>> begin Available data

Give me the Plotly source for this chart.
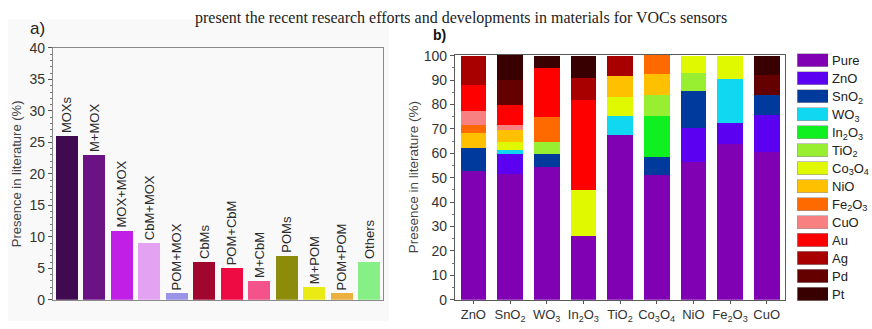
import plotly.graph_objects as go

# ---- panel a: share of each material class in the literature ----
classes = ["MOXs", "M+MOX", "MOX+MOX", "CbM+MOX", "POM+MOX", "CbMs",
           "POM+CbM", "M+CbM", "POMs", "M+POM", "POM+POM", "Others"]
class_share = [26, 23, 11, 9, 1, 6, 5, 3, 7, 2, 1, 6]
class_colors = ["#3f0a4f", "#6b1284", "#c21fe6", "#e4a2f2", "#9a93e8", "#a0062e",
                "#ee0a42", "#f4528a", "#8c8c0a", "#eaea14", "#ecb040", "#86f086"]

# ---- panel b: composition of each host oxide (stacked %) ----
hosts = ["ZnO", "SnO<sub>2</sub>", "WO<sub>3</sub>", "In<sub>2</sub>O<sub>3</sub>", "TiO<sub>2</sub>",
         "Co<sub>3</sub>O<sub>4</sub>", "NiO", "Fe<sub>2</sub>O<sub>3</sub>", "CuO"]
components = ["Pure", "ZnO", "SnO<sub>2</sub>", "WO<sub>3</sub>", "In<sub>2</sub>O<sub>3</sub>",
              "TiO<sub>2</sub>", "Co<sub>3</sub>O<sub>4</sub>", "NiO", "Fe<sub>2</sub>O<sub>3</sub>",
              "CuO", "Au", "Ag", "Pd", "Pt"]
component_colors = ["#8000b4", "#5c00f2", "#003a9c", "#10d8f0", "#10f020", "#98ee30",
                    "#e0f800", "#ffc000", "#ff6a00", "#f88080", "#ff0000", "#a80000",
                    "#640000", "#380000"]
# one row per component, one column per host oxide
pure     = [52.6, 51.6, 54.5, 26.3, 67.5, 50.9, 56.5, 63.6, 60.4]
zno      = [0,    8.1,  0,    0,    0,    0,    14.0, 8.9,  15.2]
sno2     = [9.7,  0,    5.2,  0,    0,    7.7,  15.0, 0,    8.2]
wo3      = [0,    1.7,  0,    0,    7.8,  0,    0,    18.0, 0]
in2o3    = [0,    0,    0,    0,    0,    16.7, 0,    0,    0]
tio2     = [0,    0,    4.8,  0,    0,    8.5,  7.4,  0,    0]
co3o4    = [0,    3.3,  0,    18.5, 7.8,  0,    7.1,  9.5,  0]
nio      = [6.1,  5.0,  0,    0,    8.5,  8.5,  0,    0,    0]
fe2o3    = [3.0,  0,    10.2, 0,    0,    8.2,  0,    0,    0]
cuo      = [6.1,  2.0,  0,    0,    0,    0,    0,    0,    0]
au       = [10.4, 8.1,  20.1, 37.0, 0,    0,    0,    0,    0]
ag       = [12.1, 0,    0,    9.1,  8.2,  0,    0,    0,    0]
pd       = [0,    10.0, 0,    0,    0,    0,    0,    0,    8.1]
pt       = [0,    10.4, 5.2,  9.1,  0,    0,    0,    0,    8.1]
stack = [pure, zno, sno2, wo3, in2o3, tio2, co3o4, nio, fe2o3, cuo, au, ag, pd, pt]

W, H = 872, 329
FONT = "Liberation Sans, Arial, sans-serif"

def px_x(p):
    return p / W

def px_y(p):
    return 1 - p / H

fig = go.Figure()

fig.add_trace(go.Bar(
    x=classes, y=class_share, marker=dict(color=class_colors, line=dict(width=0)),
    text=classes, textposition="outside", textangle=-90, constraintext="none",
    cliponaxis=False, textfont=dict(size=13, color="#2a2a2a", family=FONT),
    width=0.8, xaxis="x", yaxis="y", showlegend=False, hoverinfo="x+y",
))

for name, color, vals in zip(components, component_colors, stack):
    fig.add_trace(go.Bar(
        x=hosts, y=vals, name=name, marker=dict(color=color, line=dict(width=0)),
        width=0.7, xaxis="x2", yaxis="y2", showlegend=False,
    ))

# key drawn as its own small bar panel
fig.add_trace(go.Bar(
    y=components, x=[1] * len(components), orientation="h",
    marker=dict(color=component_colors, line=dict(width=0.6, color="#999999")),
    width=0.74, xaxis="x3", yaxis="y3", showlegend=False, hoverinfo="y",
))

frame_a = "#8a8a8a"
frame_b = "#5a5a5a"
tickfont = dict(size=14, color="#333333", family=FONT)

fig.update_layout(
    width=W, height=H, margin=dict(l=0, r=0, t=0, b=0),
    paper_bgcolor="white", plot_bgcolor="rgba(0,0,0,0)",
    barmode="stack", font=dict(family=FONT, color="#333333"),
    xaxis=dict(domain=[px_x(53), px_x(383)], anchor="y", range=[-0.5, 11.5],
               showline=True, linecolor=frame_a, linewidth=1.2, mirror=True,
               ticks="", showticklabels=False, showgrid=False, zeroline=False),
    yaxis=dict(domain=[px_y(306.7), px_y(42)], anchor="x", range=[0, 40],
               dtick=5, ticks="outside", ticklen=4, tickcolor="#555555",
               minor=dict(dtick=1, ticks="outside", ticklen=2, tickcolor="#777777"),
               showline=True, linecolor=frame_a, linewidth=1.2, mirror=True,
               showgrid=False, zeroline=False, tickfont=tickfont,
               title=dict(text="Presence in literature (%)", standoff=4,
                          font=dict(size=13, color="#444444", family=FONT))),
    xaxis2=dict(domain=[px_x(455), px_x(785)], anchor="y2", range=[-0.5, 8.5],
                showline=True, linecolor=frame_b, linewidth=1.2, mirror=True,
                ticks="outside", ticklen=3, tickcolor="#555555",
                showgrid=False, zeroline=False,
                tickfont=dict(size=13, color="#333333", family=FONT)),
    yaxis2=dict(domain=[px_y(306.7), px_y(49)], anchor="x2", range=[0, 100.4],
                dtick=10, ticks="outside", ticklen=4, tickcolor="#555555",
                minor=dict(dtick=5, ticks="outside", ticklen=2, tickcolor="#777777"),
                showline=True, linecolor=frame_b, linewidth=1.2, mirror=True,
                showgrid=False, zeroline=False, tickfont=tickfont,
                title=dict(text="Presence in literature (%)", standoff=2,
                           font=dict(size=13.5, color="#444444", family=FONT))),
    xaxis3=dict(domain=[px_x(797), px_x(828)], anchor="y3", range=[0, 1],
                visible=False),
    yaxis3=dict(domain=[px_y(310.2), px_y(45.5)], anchor="x3", side="right",
                autorange="reversed", showline=False, ticks="", showgrid=False,
                zeroline=False, ticklabelstandoff=3,
                tickfont=dict(size=13, color="#222222", family=FONT)),
    shapes=[dict(type="rect", xref="paper", yref="paper", layer="below",
                 x0=px_x(8), x1=px_x(389), y0=0, y1=px_y(12),
                 fillcolor="#f9f9f9", line=dict(width=0))],
    annotations=[
        dict(text="a)", x=px_x(28), y=px_y(22), xref="paper", yref="paper",
             xanchor="left", yanchor="middle", showarrow=False,
             font=dict(size=17, color="#222222", family=FONT)),
        dict(text="<b>b)</b>", x=px_x(431), y=px_y(28), xref="paper", yref="paper",
             xanchor="left", yanchor="middle", showarrow=False,
             font=dict(size=14, color="#111111", family=FONT)),
        dict(text="present the recent research efforts and developments in materials for VOCs sensors",
             x=px_x(194), y=1, xref="paper", yref="paper",
             xanchor="left", yanchor="top", showarrow=False, borderpad=0,
             font=dict(size=16, color="#222222", family="Liberation Serif, Times New Roman, serif")),
    ],
)

fig.write_html("out.html")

>> end Available data

→ **Written problem**: Except for the pictures, copy the material above exactly.

→ **Exercise solution**:
Give me the Plotly source for this chart.
import plotly.graph_objects as go

# ---- panel a: share of each material class in the literature ----
classes = ["MOXs", "M+MOX", "MOX+MOX", "CbM+MOX", "POM+MOX", "CbMs",
           "POM+CbM", "M+CbM", "POMs", "M+POM", "POM+POM", "Others"]
class_share = [26, 23, 11, 9, 1, 6, 5, 3, 7, 2, 1, 6]
class_colors = ["#3f0a4f", "#6b1284", "#c21fe6", "#e4a2f2", "#9a93e8", "#a0062e",
                "#ee0a42", "#f4528a", "#8c8c0a", "#eaea14", "#ecb040", "#86f086"]

# ---- panel b: composition of each host oxide (stacked %) ----
hosts = ["ZnO", "SnO<sub>2</sub>", "WO<sub>3</sub>", "In<sub>2</sub>O<sub>3</sub>", "TiO<sub>2</sub>",
         "Co<sub>3</sub>O<sub>4</sub>", "NiO", "Fe<sub>2</sub>O<sub>3</sub>", "CuO"]
components = ["Pure", "ZnO", "SnO<sub>2</sub>", "WO<sub>3</sub>", "In<sub>2</sub>O<sub>3</sub>",
              "TiO<sub>2</sub>", "Co<sub>3</sub>O<sub>4</sub>", "NiO", "Fe<sub>2</sub>O<sub>3</sub>",
              "CuO", "Au", "Ag", "Pd", "Pt"]
component_colors = ["#8000b4", "#5c00f2", "#003a9c", "#10d8f0", "#10f020", "#98ee30",
                    "#e0f800", "#ffc000", "#ff6a00", "#f88080", "#ff0000", "#a80000",
                    "#640000", "#380000"]
# one row per component, one column per host oxide
pure     = [52.6, 51.6, 54.5, 26.3, 67.5, 50.9, 56.5, 63.6, 60.4]
zno      = [0,    8.1,  0,    0,    0,    0,    14.0, 8.9,  15.2]
sno2     = [9.7,  0,    5.2,  0,    0,    7.7,  15.0, 0,    8.2]
wo3      = [0,    1.7,  0,    0,    7.8,  0,    0,    18.0, 0]
in2o3    = [0,    0,    0,    0,    0,    16.7, 0,    0,    0]
tio2     = [0,    0,    4.8,  0,    0,    8.5,  7.4,  0,    0]
co3o4    = [0,    3.3,  0,    18.5, 7.8,  0,    7.1,  9.5,  0]
nio      = [6.1,  5.0,  0,    0,    8.5,  8.5,  0,    0,    0]
fe2o3    = [3.0,  0,    10.2, 0,    0,    8.2,  0,    0,    0]
cuo      = [6.1,  2.0,  0,    0,    0,    0,    0,    0,    0]
au       = [10.4, 8.1,  20.1, 37.0, 0,    0,    0,    0,    0]
ag       = [12.1, 0,    0,    9.1,  8.2,  0,    0,    0,    0]
pd       = [0,    10.0, 0,    0,    0,    0,    0,    0,    8.1]
pt       = [0,    10.4, 5.2,  9.1,  0,    0,    0,    0,    8.1]
stack = [pure, zno, sno2, wo3, in2o3, tio2, co3o4, nio, fe2o3, cuo, au, ag, pd, pt]

W, H = 872, 329
FONT = "Liberation Sans, Arial, sans-serif"

def px_x(p):
    return p / W

def px_y(p):
    return 1 - p / H

fig = go.Figure()

fig.add_trace(go.Bar(
    x=classes, y=class_share, marker=dict(color=class_colors, line=dict(width=0)),
    text=classes, textposition="outside", textangle=-90, constraintext="none",
    cliponaxis=False, textfont=dict(size=13, color="#2a2a2a", family=FONT),
    width=0.8, xaxis="x", yaxis="y", showlegend=False, hoverinfo="x+y",
))

for name, color, vals in zip(components, component_colors, stack):
    fig.add_trace(go.Bar(
        x=hosts, y=vals, name=name, marker=dict(color=color, line=dict(width=0)),
        width=0.7, xaxis="x2", yaxis="y2", showlegend=False,
    ))

# key drawn as its own small bar panel
fig.add_trace(go.Bar(
    y=components, x=[1] * len(components), orientation="h",
    marker=dict(color=component_colors, line=dict(width=0.6, color="#999999")),
    width=0.74, xaxis="x3", yaxis="y3", showlegend=False, hoverinfo="y",
))

frame_a = "#8a8a8a"
frame_b = "#5a5a5a"
tickfont = dict(size=14, color="#333333", family=FONT)

fig.update_layout(
    width=W, height=H, margin=dict(l=0, r=0, t=0, b=0),
    paper_bgcolor="white", plot_bgcolor="rgba(0,0,0,0)",
    barmode="stack", font=dict(family=FONT, color="#333333"),
    xaxis=dict(domain=[px_x(53), px_x(383)], anchor="y", range=[-0.5, 11.5],
               showline=True, linecolor=frame_a, linewidth=1.2, mirror=True,
               ticks="", showticklabels=False, showgrid=False, zeroline=False),
    yaxis=dict(domain=[px_y(306.7), px_y(42)], anchor="x", range=[0, 40],
               dtick=5, ticks="outside", ticklen=4, tickcolor="#555555",
               minor=dict(dtick=1, ticks="outside", ticklen=2, tickcolor="#777777"),
               showline=True, linecolor=frame_a, linewidth=1.2, mirror=True,
               showgrid=False, zeroline=False, tickfont=tickfont,
               title=dict(text="Presence in literature (%)", standoff=4,
                          font=dict(size=13, color="#444444", family=FONT))),
    xaxis2=dict(domain=[px_x(455), px_x(785)], anchor="y2", range=[-0.5, 8.5],
                showline=True, linecolor=frame_b, linewidth=1.2, mirror=True,
                ticks="outside", ticklen=3, tickcolor="#555555",
                showgrid=False, zeroline=False,
                tickfont=dict(size=13, color="#333333", family=FONT)),
    yaxis2=dict(domain=[px_y(306.7), px_y(49)], anchor="x2", range=[0, 100.4],
                dtick=10, ticks="outside", ticklen=4, tickcolor="#555555",
                minor=dict(dtick=5, ticks="outside", ticklen=2, tickcolor="#777777"),
                showline=True, linecolor=frame_b, linewidth=1.2, mirror=True,
                showgrid=False, zeroline=False, tickfont=tickfont,
                title=dict(text="Presence in literature (%)", standoff=2,
                           font=dict(size=13.5, color="#444444", family=FONT))),
    xaxis3=dict(domain=[px_x(797), px_x(828)], anchor="y3", range=[0, 1],
                visible=False),
    yaxis3=dict(domain=[px_y(310.2), px_y(45.5)], anchor="x3", side="right",
                autorange="reversed", showline=False, ticks="", showgrid=False,
                zeroline=False, ticklabelstandoff=3,
                tickfont=dict(size=13, color="#222222", family=FONT)),
    shapes=[dict(type="rect", xref="paper", yref="paper", layer="below",
                 x0=px_x(8), x1=px_x(389), y0=0, y1=px_y(12),
                 fillcolor="#f9f9f9", line=dict(width=0))],
    annotations=[
        dict(text="a)", x=px_x(28), y=px_y(22), xref="paper", yref="paper",
             xanchor="left", yanchor="middle", showarrow=False,
             font=dict(size=17, color="#222222", family=FONT)),
        dict(text="<b>b)</b>", x=px_x(431), y=px_y(28), xref="paper", yref="paper",
             xanchor="left", yanchor="middle", showarrow=False,
             font=dict(size=14, color="#111111", family=FONT)),
        dict(text="present the recent research efforts and developments in materials for VOCs sensors",
             x=px_x(194), y=1, xref="paper", yref="paper",
             xanchor="left", yanchor="top", showarrow=False, borderpad=0,
             font=dict(size=16, color="#222222", family="Liberation Serif, Times New Roman, serif")),
    ],
)

fig.write_html("out.html")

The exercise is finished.